-------- Information shown

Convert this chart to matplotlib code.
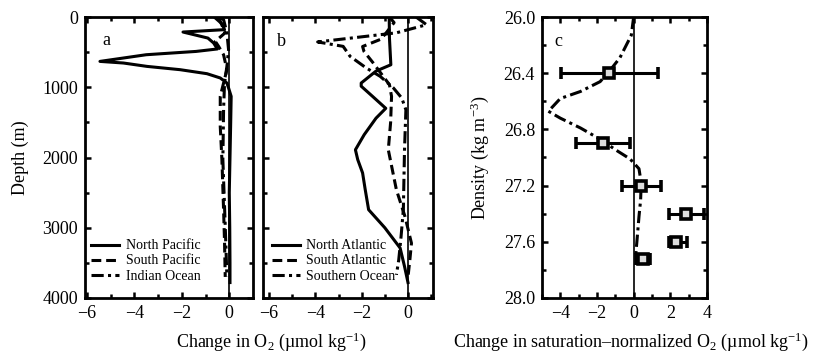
import matplotlib
matplotlib.use("Agg")
import matplotlib.pyplot as plt
import numpy as np

plt.rcParams['font.family'] = ['Liberation Serif', 'DejaVu Serif']
plt.rcParams['mathtext.fontset'] = 'custom'
plt.rcParams['mathtext.rm'] = 'Liberation Serif'
plt.rcParams['mathtext.it'] = 'Liberation Serif:italic'

# ---- Panel a data (depth m, change in O2) ----
np_depth = [10, 100, 180, 214, 300, 370, 455, 490, 537, 632, 655, 703, 750, 807, 868, 940, 1010, 1130, 1500, 2000, 2500, 3000, 3500, 3780]
np_val = [-0.6, -0.3, -0.2, -1.95, -0.9, -0.66, -0.5, -1.4, -3.5, -5.45, -4.46, -3.47, -2.07, -0.94, -0.38, -0.1, -0.03, 0.08, 0.06, 0.03, 0.0, 0.02, 0.03, 0.03]
sp_depth = [10, 62, 224, 347, 418, 537, 750, 940, 1130, 1557, 2031, 2743, 3200, 3700]
sp_val = [-0.45, -0.38, -0.17, -0.59, -0.45, -0.24, -0.1, -0.24, -0.38, -0.38, -0.31, -0.24, -0.2, -0.17]
io_depth = [10, 38, 224, 465, 703, 940, 1320, 2031, 2980, 3700]
io_val = [-0.4, -0.24, -0.1, -0.03, -0.1, -0.2, -0.24, -0.27, -0.17, -0.1]

# ---- Panel b data ----
na_depth = [15, 300, 680, 770, 940, 985, 1130, 1300, 1440, 1675, 1890, 2030, 2220, 2450, 2743, 3000, 3288, 3550, 3780]
na_val = [-0.81, -0.8, -0.74, -1.38, -2.02, -2.02, -1.53, -0.96, -1.38, -1.89, -2.27, -2.17, -1.96, -1.85, -1.7, -1.0, -0.34, -0.15, 0.0]
sa_depth = [0, 80, 250, 320, 420, 490, 655, 964, 1130, 1500, 1890, 2460, 2840, 3220, 3460, 3700]
sa_val = [-0.8, -0.6, -1.0, -1.2, -1.96, -1.9, -1.5, -0.8, -0.71, -0.75, -0.85, -0.5, -0.13, 0.15, 0.08, 0.0]
so_depth = [0, 110, 225, 355, 418, 560, 726, 845, 1010, 1153, 1320, 1890, 2740, 3130, 3460, 3670]
so_val = [0.35, 0.8, -0.5, -3.9, -2.8, -2.5, -1.8, -1.2, -0.63, -0.27, -0.09, -0.15, -0.2, -0.3, -0.4, -0.5]

# ---- Panel c data (density, saturation-normalized O2) ----
c_dens = [26.0, 26.13, 26.29, 26.38, 26.46, 26.53, 26.58, 26.65, 26.67, 26.72, 26.79, 26.87, 26.95, 27.01, 27.08, 27.18, 27.3, 27.42, 27.53, 27.70]
c_val = [0.0, -0.13, -0.75, -1.29, -1.83, -2.9, -4.0, -4.5, -4.66, -4.0, -2.9, -1.83, -0.93, -0.2, 0.29, 0.41, 0.38, 0.29, 0.22, 0.11]
pt_dens = [26.4, 26.9, 27.2, 27.4, 27.6, 27.72]
pt_val = [-1.33, -1.69, 0.39, 2.83, 2.33, 0.5]
pt_lo = [-3.95, -3.12, -0.66, 1.94, 1.90, 0.14]
pt_hi = [1.31, -0.22, 1.49, 3.82, 2.92, 0.90]

W, H = 813, 357
fig = plt.figure(figsize=(W / 100, H / 100), dpi=100)

def rect(l, r, t, b):
    return [l / W, 1 - b / H, (r - l) / W, (b - t) / H]

ax_a = fig.add_axes(rect(85, 253, 17, 298))
ax_b = fig.add_axes(rect(263, 433, 17, 298))
ax_c = fig.add_axes(rect(542, 707, 17, 298))

LW = 2.2
dash = (3.2, 1.6)
dashdot = (4.0, 1.4, 1.0, 1.4)
FS = 13

def style(ax):
    for s in ax.spines.values():
        s.set_linewidth(2.0)
    ax.tick_params(which='both', direction='in', top=True, right=True, width=1.8, labelsize=FS, pad=5)
    ax.tick_params(which='major', length=4)
    ax.tick_params(which='minor', length=3)

leg_kw = dict(loc='lower left', frameon=False, fontsize=10, handlelength=2.0,
              borderaxespad=0.0, labelspacing=0.15, handletextpad=0.5, borderpad=0.2)

# panel a
ax_a.axvline(0, color='black', lw=1.2)
ax_a.plot(np_val, np_depth, color='black', lw=LW, label='North Pacific')
ax_a.plot(sp_val, sp_depth, color='black', lw=LW, dashes=dash, label='South Pacific')
ax_a.plot(io_val, io_depth, color='black', lw=LW, dashes=dashdot, label='Indian Ocean')
ax_a.set_xlim(-6.08, 1.0)
ax_a.set_ylim(4000, 0)
ax_a.set_xticks([-6, -4, -2, 0])
ax_a.set_xticks(np.arange(-6, 1, 1), minor=True)
ax_a.set_yticks([0, 1000, 2000, 3000, 4000])
ax_a.set_yticks(np.arange(0, 4001, 500), minor=True)
ax_a.set_ylabel('Depth (m)', fontsize=FS)
ax_a.yaxis.set_label_coords(-0.335, 0.5)
ax_a.text(0.125, 0.918, 'a', transform=ax_a.transAxes, fontsize=FS, ha='center', va='center')
ax_a.legend(bbox_to_anchor=(0.02, 0.045), **leg_kw)
style(ax_a)

# panel b
ax_b.axvline(0, color='black', lw=1.2)
ax_b.plot(na_val, na_depth, color='black', lw=LW, label='North Atlantic')
ax_b.plot(sa_val, sa_depth, color='black', lw=LW, dashes=dash, label='South Atlantic')
ax_b.plot(so_val, so_depth, color='black', lw=LW, dashes=dashdot, label='Southern Ocean')
ax_b.set_xlim(-6.26, 1.08)
ax_b.set_ylim(4000, 0)
ax_b.set_xticks([-6, -4, -2, 0])
ax_b.set_xticks(np.arange(-6, 2, 1), minor=True)
ax_b.set_yticks([0, 1000, 2000, 3000, 4000])
ax_b.set_yticks(np.arange(0, 4001, 500), minor=True)
ax_b.set_yticklabels([])
ax_b.text(0.11, 0.913, 'b', transform=ax_b.transAxes, fontsize=FS, ha='center', va='center')
ax_b.legend(bbox_to_anchor=(0.035, 0.045), **leg_kw)
style(ax_b)

# panel c
ax_c.axvline(0, color='black', lw=1.2)
ax_c.plot(c_val, c_dens, color='black', lw=LW, dashes=dashdot)
xerr = [np.array(pt_val) - np.array(pt_lo), np.array(pt_hi) - np.array(pt_val)]
ax_c.errorbar(pt_val, pt_dens, xerr=xerr, fmt='s', color='black', mfc='#dddddd', mec='black',
              ms=6.5, mew=2.6, elinewidth=2.2, capsize=4, capthick=2.2, zorder=5)
ax_c.set_xlim(-5, 4)
ax_c.set_ylim(28.0, 26.0)
ax_c.set_xticks([-4, -2, 0, 2, 4])
ax_c.set_xticks(np.arange(-5, 5, 1), minor=True)
ax_c.set_yticks(np.arange(26.0, 28.01, 0.4))
ax_c.set_yticks(np.arange(26.0, 28.01, 0.2), minor=True)
ax_c.set_yticklabels(['%.1f' % v for v in np.arange(26.0, 28.01, 0.4)])
ax_c.set_ylabel('Density (kg m$^{-3}$)', fontsize=FS)
ax_c.yaxis.set_label_coords(-0.31, 0.5)
ax_c.text(0.097, 0.913, 'c', transform=ax_c.transAxes, fontsize=FS, ha='center', va='center')
style(ax_c)

fig.text(271 / W, 1 - 342 / H, 'Change in O$_2$ (µmol kg$^{-1}$)', fontsize=FS, ha='center', va='center')
fig.text(631 / W, 1 - 342 / H, 'Change in saturation\u2013normalized O$_2$ (µmol kg$^{-1}$)',
         fontsize=FS, ha='center', va='center')

fig.savefig('out.png', dpi=100)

----------------

### The request
Pictures stay out. Repeat only the lines from the beginning of the data through the line that has "plt.rcParams['mathtext.it'] = 'Liberation".

### Task solution
Convert this chart to matplotlib code.
import matplotlib
matplotlib.use("Agg")
import matplotlib.pyplot as plt
import numpy as np

plt.rcParams['font.family'] = ['Liberation Serif', 'DejaVu Serif']
plt.rcParams['mathtext.fontset'] = 'custom'
plt.rcParams['mathtext.rm'] = 'Liberation Serif'
plt.rcParams['mathtext.it'] = 'Liberation Serif:italic'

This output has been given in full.